Impact of health and safety laws, policies and practices on NZ's growing culturally and linguistically diverse workforce: Lessons from overseas regulators Event as iCalendar

(Faculty of Law events)

10 April 2019

1 - 2pm

Venue: Stone Lecture Theatre

Location: Level 3, Building 801, 9 Eden Crescent

Host: Auckland Law School

Website: Register here

Mai Chen image

Auckland Law School presents an Annual Address by Adjunct Professor Mai Chen. She will give her Address this year on the topic of:

Impact of health and safety laws, policies and practices on NZ's growing culturally and linguistically diverse workforce: Lessons from overseas regulators.

Commissioned by WorkSafe, New Zealand’s primary workplace health and safety regulator, and supported by the Ministry of Business, Innovation and Employment, the Report examines how regulators in those three countries are challenged by and are working to improve the health and safety outcomes for their culturally and linguistically diverse (CALD) populations, which tend to have a significantly higher rate of injury.

New Zealand’s growing superdiversity makes this Report’s findings especially relevant to employers effectively meeting the health and safety needs of the increasing number of ethnicities, cultures, and languages of their workers to ensure that employees do not suffer worse health and safety outcomes than the general population.

ACC claims data shows a significantly elevated incidence rate of work-related claims for injury and illness among Pacific peoples, and people identifying as Middle Eastern, Latin American or African, as compared to European people.

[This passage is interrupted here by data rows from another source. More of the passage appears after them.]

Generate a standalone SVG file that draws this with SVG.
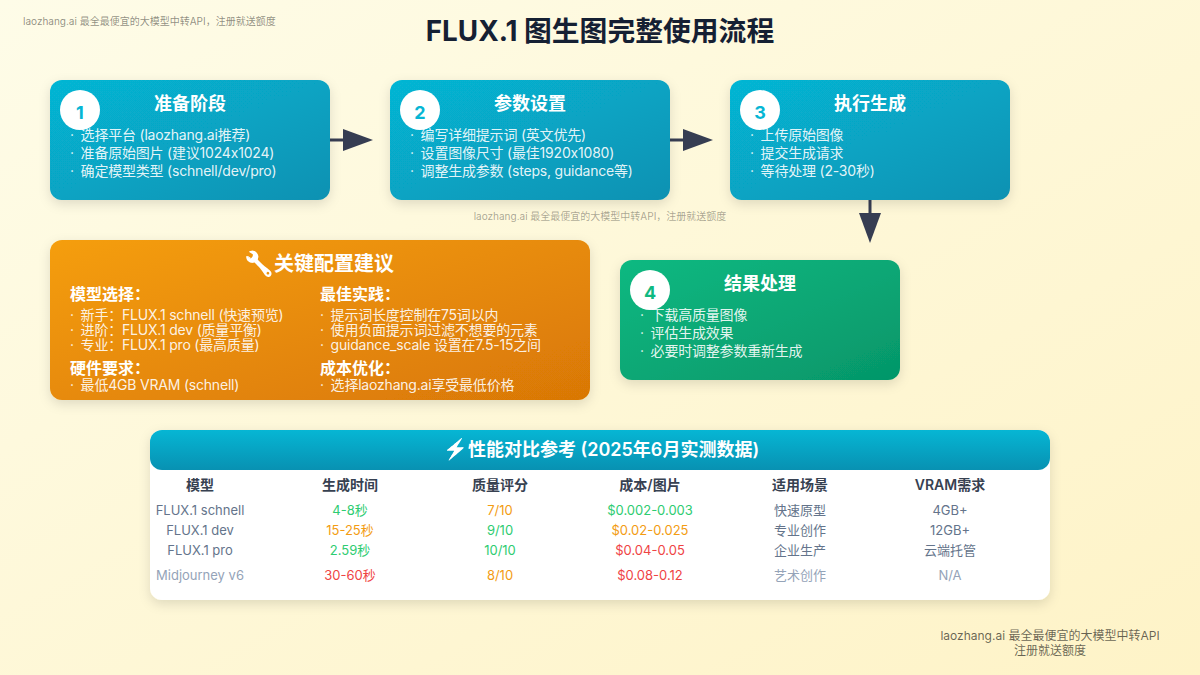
<svg xmlns="http://www.w3.org/2000/svg" width="1200" height="675" viewBox="0 0 1200 675">
<style>
text{font-family:Inter,"Noto Sans CJK SC",sans-serif}
.mid{text-anchor:middle}
.wm{font-size:10px;fill:#000;fill-opacity:.45}
.h{font-size:18px;font-weight:600;fill:#fff;text-anchor:middle}
.b{font-size:14px;fill:#fff;fill-opacity:.9;letter-spacing:-.2px}
.num{font-size:18px;font-weight:700;text-anchor:middle}
.sh{font-size:16px;font-weight:600;fill:#fff}
.th{font-size:14px;font-weight:600;fill:#374151;text-anchor:middle}
.td{font-size:13px;text-anchor:middle}
.g{fill:#2ecc71}.y{fill:#f39c12}.r{fill:#ef4444}.s{fill:#64748b}.l{fill:#94a3b8}
.card{filter:url(#sh)}
.lk{stroke:#363d52;stroke-width:3;fill:none;marker-end:url(#ah)}
.ico{filter:url(#white)}
</style>
<defs>
<linearGradient id="bg" x1="0" y1="0" x2="1" y2="1"><stop offset="0" stop-color="#fefce8"/><stop offset="1" stop-color="#fef3c7"/></linearGradient>
<linearGradient id="bl" x1="0" y1="0" x2="1" y2="1"><stop offset="0" stop-color="#06b6d4"/><stop offset="1" stop-color="#0891b2"/></linearGradient>
<linearGradient id="gr" x1="0" y1="0" x2="1" y2="1"><stop offset="0" stop-color="#10b981"/><stop offset="1" stop-color="#059669"/></linearGradient>
<linearGradient id="or" x1="0" y1="0" x2="1" y2="1"><stop offset="0" stop-color="#f59e0b"/><stop offset="1" stop-color="#d97706"/></linearGradient>
<linearGradient id="tb" x1="0" y1="0" x2="0" y2="1"><stop offset="0" stop-color="#06b6d4"/><stop offset="1" stop-color="#0891b2"/></linearGradient>
<filter id="sh" x="-10%" y="-10%" width="120%" height="125%"><feDropShadow dx="0" dy="4" stdDeviation="6" flood-color="#000" flood-opacity=".12"/></filter>
<filter id="white" x="-20%" y="-20%" width="140%" height="140%"><feColorMatrix type="matrix" values="0 0 0 0 1  0 0 0 0 1  0 0 0 0 1  0 0 0 1 0"/></filter>
<marker id="ah" markerUnits="userSpaceOnUse" markerWidth="30" markerHeight="22" refX="0" refY="11" orient="auto"><path d="M0 0L30 11L0 22Z" fill="#363d52"/></marker>
</defs>
<rect width="1200" height="675" fill="url(#bg)"/>
<text class="wm" x="23" y="25">laozhang.ai 最全最便宜的大模型中转API，注册就送额度</text>
<text x="600" y="41" class="mid" style="font-size:27.8px;font-weight:700;fill:#152033">FLUX.1 图生图完整使用流程</text>
<g id="connectors">
<line class="lk" x1="330" y1="140" x2="343" y2="140"/>
<line class="lk" x1="670" y1="140" x2="683" y2="140"/>
<line class="lk" x1="870" y1="200" x2="870" y2="213"/>
</g>
<g id="node1">
<rect class="card" x="50" y="80" width="280" height="120" rx="12" fill="url(#bl)"/>
<text class="h" x="190" y="110">准备阶段</text>
<text class="b" x="70" y="140">· <tspan dx="3">选择平台 (laozhang.ai推荐)</tspan></text>
<text class="b" x="70" y="158">· <tspan dx="3">准备原始图片 (建议1024x1024)</tspan></text>
<text class="b" x="70" y="176">· <tspan dx="3">确定模型类型 (schnell/dev/pro)</tspan></text>
<circle cx="80" cy="110" r="20" fill="#fff"/><text class="num" x="80" y="119" fill="#06b6d4">1</text>
</g>
<g id="node2">
<rect class="card" x="390" y="80" width="280" height="120" rx="12" fill="url(#bl)"/>
<text class="h" x="530" y="110">参数设置</text>
<text class="b" x="410" y="140">· <tspan dx="3">编写详细提示词 (英文优先)</tspan></text>
<text class="b" x="410" y="158">· <tspan dx="3">设置图像尺寸 (最佳1920x1080)</tspan></text>
<text class="b" x="410" y="176">· <tspan dx="3">调整生成参数 (steps, guidance等)</tspan></text>
<circle cx="420" cy="110" r="20" fill="#fff"/><text class="num" x="420" y="119" fill="#06b6d4">2</text>
</g>
<g id="node3">
<rect class="card" x="730" y="80" width="280" height="120" rx="12" fill="url(#bl)"/>
<text class="h" x="870" y="110">执行生成</text>
<text class="b" x="750" y="140">· <tspan dx="3">上传原始图像</tspan></text>
<text class="b" x="750" y="158">· <tspan dx="3">提交生成请求</tspan></text>
<text class="b" x="750" y="176">· <tspan dx="3">等待处理 (2-30秒)</tspan></text>
<circle cx="760" cy="110" r="20" fill="#fff"/><text class="num" x="760" y="119" fill="#06b6d4">3</text>
</g>
<text class="wm mid" x="600" y="220" style="fill-opacity:.35">laozhang.ai 最全最便宜的大模型中转API，注册就送额度</text>
<g id="node4">
<rect class="card" x="620" y="260" width="280" height="120" rx="12" fill="url(#gr)"/>
<text class="h" x="760" y="290">结果处理</text>
<text class="b" x="640" y="320">· <tspan dx="3">下载高质量图像</tspan></text>
<text class="b" x="640" y="338">· <tspan dx="3">评估生成效果</tspan></text>
<text class="b" x="640" y="356">· <tspan dx="3">必要时调整参数重新生成</tspan></text>
<circle cx="650" cy="290" r="20" fill="#fff"/><text class="num" x="650" y="299" fill="#10b981">4</text>
</g>
<g id="config">
<rect class="card" x="50" y="240" width="540" height="160" rx="12" fill="url(#or)"/>
<text class="ico" x="259" y="272" style="font-size:24px;text-anchor:middle">🔧</text>
<text x="274" y="271" style="font-size:20px;font-weight:600;fill:#fff">关键配置建议</text>
<text class="sh" x="70" y="300">模型选择：</text>
<text class="b" x="70" y="320">· <tspan dx="3">新手：FLUX.1 schnell (快速预览)</tspan></text>
<text class="b" x="70" y="335">· <tspan dx="3">进阶：FLUX.1 dev (质量平衡)</tspan></text>
<text class="b" x="70" y="350">· <tspan dx="3">专业：FLUX.1 pro (最高质量)</tspan></text>
<text class="sh" x="70" y="374">硬件要求：</text>
<text class="b" x="70" y="390">· <tspan dx="3">最低4GB VRAM (schnell)</tspan></text>
<text class="sh" x="320" y="300">最佳实践：</text>
<text class="b" x="320" y="320">· <tspan dx="3">提示词长度控制在75词以内</tspan></text>
<text class="b" x="320" y="335">· <tspan dx="3">使用负面提示词过滤不想要的元素</tspan></text>
<text class="b" x="320" y="350">· <tspan dx="3">guidance_scale 设置在7.5-15之间</tspan></text>
<text class="sh" x="320" y="374">成本优化：</text>
<text class="b" x="320" y="390">· <tspan dx="3">选择laozhang.ai享受最低价格</tspan></text>
</g>
<g id="table">
<rect class="card" x="150" y="430" width="900" height="170" rx="12" fill="#fff"/>
<path d="M162 430H1038a12 12 0 0 1 12 12V458a12 12 0 0 1-12 12H162a12 12 0 0 1-12-12V442a12 12 0 0 1 12-12Z" fill="url(#tb)"/>
<text class="ico" x="455" y="456" style="font-size:20px;text-anchor:middle">⚡</text>
<text x="468" y="456" style="font-size:18px;font-weight:600;fill:#fff">性能对比参考 (2025年6月实测数据)</text>
<text class="th" x="200" y="490">模型</text><text class="th" x="350" y="490">生成时间</text><text class="th" x="500" y="490">质量评分</text><text class="th" x="650" y="490">成本/图片</text><text class="th" x="800" y="490">适用场景</text><text class="th" x="950" y="490">VRAM需求</text>
<text class="td s" x="200" y="515">FLUX.1 schnell</text><text class="td g" x="350" y="515">4-8秒</text><text class="td y" x="500" y="515">7/10</text><text class="td g" x="650" y="515">$0.002-0.003</text><text class="td s" x="800" y="515">快速原型</text><text class="td s" x="950" y="515">4GB+</text>
<text class="td s" x="200" y="535">FLUX.1 dev</text><text class="td y" x="350" y="535">15-25秒</text><text class="td g" x="500" y="535">9/10</text><text class="td y" x="650" y="535">$0.02-0.025</text><text class="td s" x="800" y="535">专业创作</text><text class="td s" x="950" y="535">12GB+</text>
<text class="td s" x="200" y="555">FLUX.1 pro</text><text class="td g" x="350" y="555">2.59秒</text><text class="td g" x="500" y="555">10/10</text><text class="td r" x="650" y="555">$0.04-0.05</text><text class="td s" x="800" y="555">企业生产</text><text class="td s" x="950" y="555">云端托管</text>
<text class="td l" x="200" y="580">Midjourney v6</text><text class="td r" x="350" y="580">30-60秒</text><text class="td y" x="500" y="580">8/10</text><text class="td r" x="650" y="580">$0.08-0.12</text><text class="td l" x="800" y="580">艺术创作</text><text class="td l" x="950" y="580">N/A</text>
</g>
<text x="1050" y="640" class="mid" style="font-size:12px;fill:#000;fill-opacity:.6">laozhang.ai 最全最便宜的大模型中转API</text>
<text x="1050" y="655" class="mid" style="font-size:12px;fill:#000;fill-opacity:.6">注册就送额度</text>
</svg>
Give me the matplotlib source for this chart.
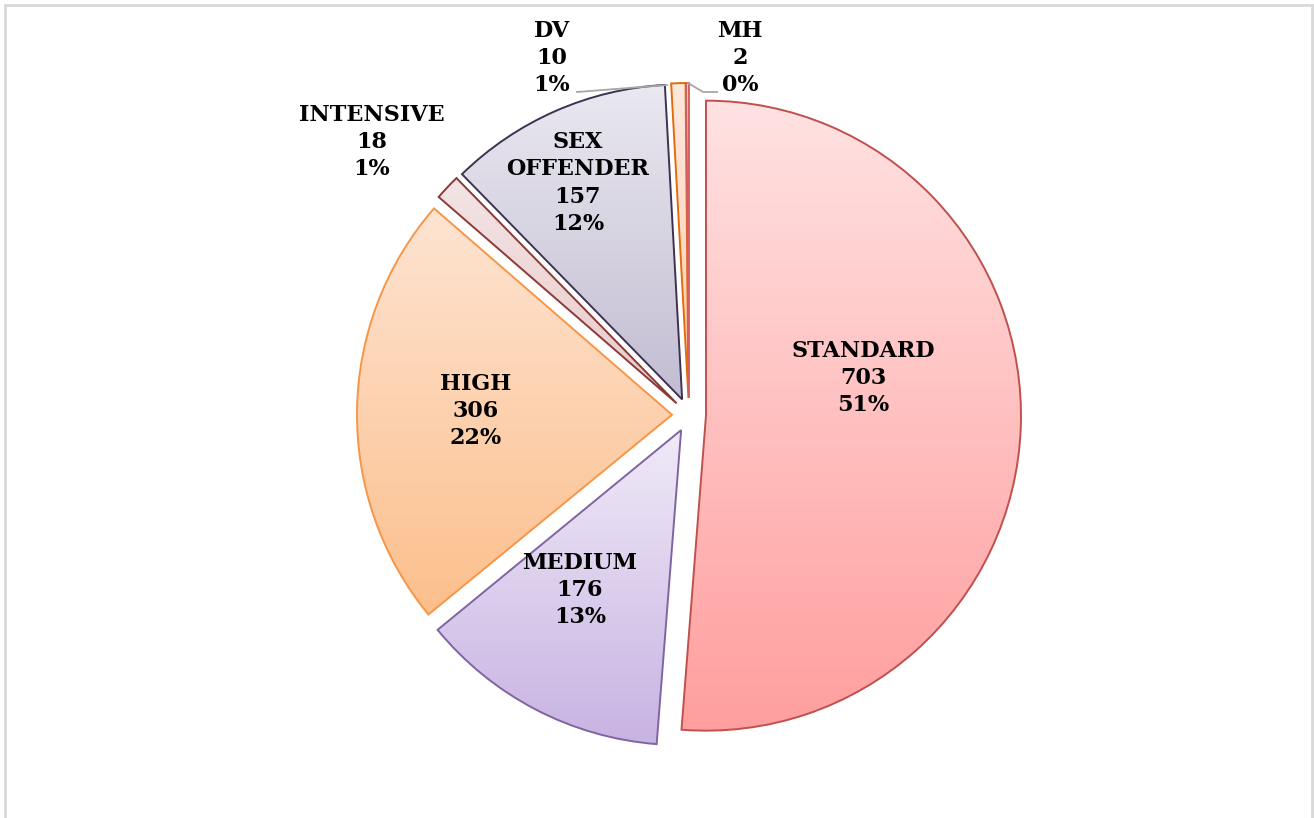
import numpy as np
import matplotlib
matplotlib.use("Agg")
import matplotlib.pyplot as plt
from matplotlib.colors import LinearSegmentedColormap
from matplotlib.lines import Line2D

categories = ["STANDARD", "MEDIUM", "HIGH", "INTENSIVE", "SEX\nOFFENDER", "DV", "MH"]
values = [703, 176, 306, 18, 157, 10, 2]
percent_labels = ["51%", "13%", "22%", "1%", "12%", "1%", "0%"]

top_colors = ["#FFE2E2", "#F0EAF8", "#FEE4D2", "#F4E4E4", "#EAE8F0", "#FEE8DC", "#FCE0E0"]
bottom_colors = ["#FF9E9E", "#C8B3E2", "#FCBF8C", "#E8CACA", "#C2BDD2", "#FCCDB4", "#F5B5B5"]
edge_colors = ["#C0504D", "#8064A2", "#F79646", "#8C3A38", "#3F3151", "#E36C0A", "#D0605C"]

W, H = 1314, 818
fig = plt.figure(figsize=(W / 100, H / 100), dpi=100)
ax = fig.add_axes([0, 0, 1, 1])
ax.set_xlim(0, W)
ax.set_ylim(0, H)
ax.set_aspect("equal")
ax.axis("off")

cx, cy = 689, H - 415
radius = 315
wedges, _ = ax.pie(values, radius=radius, center=(cx, cy), startangle=90,
                   counterclock=False, explode=[17] * len(values),
                   wedgeprops=dict(linewidth=1.4), frame=False)

for w, tc, bc, ec in zip(wedges, top_colors, bottom_colors, edge_colors):
    w.set_facecolor("none")
    w.set_edgecolor(ec)
    w.set_zorder(3)
    verts = w.get_patch_transform().transform(w.get_path().vertices)
    x0, x1 = verts[:, 0].min(), verts[:, 0].max()
    y0, y1 = verts[:, 1].min(), verts[:, 1].max()
    cmap = LinearSegmentedColormap.from_list("g", [bc, tc])
    grad = np.linspace(0, 1, 256).reshape(-1, 1)
    im = ax.imshow(grad, extent=(x0, x1, y0, y1), origin="lower", cmap=cmap,
                   aspect="auto", zorder=2, interpolation="bilinear")
    im.set_clip_path(w)

ax.set_xlim(0, W)
ax.set_ylim(0, H)

label_pos = [(863, 378), (580, 590), (476, 411), (372, 142), (578, 183), (552, 58), (740, 58)]
for cat, v, p, (lx, ly) in zip(categories, values, percent_labels, label_pos):
    ax.text(lx, H - ly, f"{cat}\n{v}\n{p}", ha="center", va="center",
            fontsize=16, fontweight="bold", family="DejaVu Serif",
            linespacing=1.3, zorder=5, color="black")

# leader lines
lc = "#A6A6A6"
ax.plot([577, 667], [H - 92, H - 85], color=lc, lw=1.3, zorder=4)
ax.plot([688, 703, 717], [H - 83, H - 92, H - 92], color=lc, lw=1.3, zorder=4)

# frame border
bc_ = "#D9D9D9"
fig.add_artist(Line2D([4.5 / W, 4.5 / W], [0, 1 - 4.5 / H], transform=fig.transFigure, color=bc_, lw=2))
fig.add_artist(Line2D([4.5 / W, 1 - 2 / W], [1 - 4.5 / H, 1 - 4.5 / H], transform=fig.transFigure, color=bc_, lw=2))
fig.add_artist(Line2D([1 - 2 / W, 1 - 2 / W], [0, 1 - 4.5 / H], transform=fig.transFigure, color=bc_, lw=2))

fig.savefig("out.png", dpi=100, facecolor="white")
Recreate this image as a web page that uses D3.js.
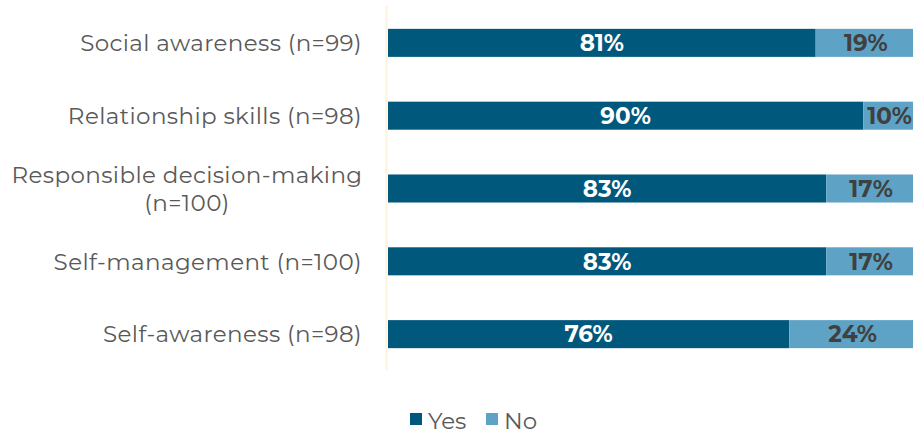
<!DOCTYPE html>
<html><head><meta charset="utf-8">
<script src="https://cdn.jsdelivr.net/npm/d3@7"></script>
<style>body{margin:0;background:#fff;}svg{display:block;}</style>
</head><body>
<script>
const categories = [["Social awareness (n=99)"],["Relationship skills (n=98)"],["Responsible decision-making","(n=100)"],["Self-management (n=100)"],["Self-awareness (n=98)"]];
const yesValues = [81, 90, 83, 83, 76];
const noValues = [19, 10, 17, 17, 24];
const seriesNames = ["Yes", "No"];

const W = 913, H = 435;
const svg = d3.select("body").append("svg").attr("width", W).attr("height", H);
const font = "Montserrat, 'Open Sans', Lato, sans-serif";
const colors = ["#00587c", "#5ea3c6"];

const y = d3.scaleBand().domain(d3.range(categories.length)).range([7, 370]).paddingInner(0.615).paddingOuter(0.3);
const x = d3.scaleLinear().domain([0, 100]).range([388, 916]);

svg.append("line").attr("x1", 386.5).attr("x2", 386.5).attr("y1", 5).attr("y2", 370)
  .attr("stroke", "#fdf3dc").attr("stroke-width", 2);

const rows = categories.map((c, i) => ({c, i, yes: yesValues[i], no: noValues[i]}));
const g = svg.append("g");
rows.forEach(r => {
  const yy = y(r.i), bh = y.bandwidth();
  g.append("rect").attr("x", x(0)).attr("y", yy).attr("width", x(r.yes) - x(0)).attr("height", bh).attr("fill", colors[0]);
  g.append("rect").attr("x", x(r.yes)).attr("y", yy).attr("width", x(r.yes + r.no) - x(r.yes)).attr("height", bh).attr("fill", colors[1]);
  g.append("text").attr("x", (x(0) + x(r.yes)) / 2).attr("y", yy + bh / 2).attr("dy", "0.36em")
    .attr("text-anchor", "middle").attr("font-family", font).attr("font-weight", "bold").attr("font-size", 23)
    .attr("fill", "#fff").text(r.yes + "%");
  g.append("text").attr("x", (x(r.yes) + x(r.yes + r.no)) / 2).attr("y", yy + bh / 2).attr("dy", "0.36em")
    .attr("text-anchor", "middle").attr("font-family", font).attr("font-weight", "bold").attr("font-size", 23)
    .attr("fill", "#404040").text(r.no + "%");
  const lines = r.c;
  const lh = 28;
  const t = g.append("text").attr("text-anchor", lines.length > 1 ? "middle" : "end")
    .attr("font-family", font).attr("font-size", 23).attr("letter-spacing", 0.4).attr("fill", "#595959");
  lines.forEach((ln, k) => {
    t.append("tspan").attr("x", lines.length > 1 ? 187 : 362)
      .attr("y", yy + bh / 2 + (k - (lines.length - 1) / 2) * lh).attr("dy", "0.36em").text(ln);
  });
});

// legend
const leg = svg.append("g");
const lx = [410, 486];
seriesNames.forEach((s, i) => {
  leg.append("rect").attr("x", lx[i]).attr("y", 413).attr("width", 12).attr("height", 12).attr("fill", colors[i]);
  leg.append("text").attr("x", lx[i] + 18).attr("y", 429).attr("font-family", font).attr("font-size", 23)
    .attr("fill", "#595959").text(s);
});
</script>
</body></html>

While Asian people have a lower claim rate than European people, research has found that there are significant language and other barriers to accessing ACC services among Māori and Asians – so this data is unlikely to reveal the full extent of workplace injury and illness amongst CALD people in New Zealand. (Statistics NZ “Injury Statistics – work-related claims: 2017” (August 2018)).

Workers (and employers) arriving from very different health and safety cultures often have different expectations, and think and behave differently from those born in New Zealand. There is an urgent need to understand these issues, particularly as the 2018 Census is likely to show an even greater increase in New Zealand’s superdiversity.

The Superdiversity Institute’s Report researches three countries which, like New Zealand, follow the Robens model, which is a self-regulatory and flexible framework (Robens Committee Safety and Health at Work: Report of the Committee 1970-1972 (July 1972)), and who have similar levels of superdiversity. It makes 15 key recommendations based on the findings from the research and interviews necessary to redress the greater vulnerability of CALD workers to injury and illness.

Mai Chen is an Adjunct Professor in the University of Auckland Faculty of Law, the Managing Partner of Chen Palmer, Public and Employment law Specialists and a director on the BNZ Board, Chair of the People and Remuneration Committee and the Board’s Health and Safety Champion. Mai is one of New Zealand’s top experts in constitutional and administrative law, human rights, judicial review, regulatory issues, and public policy and law reform.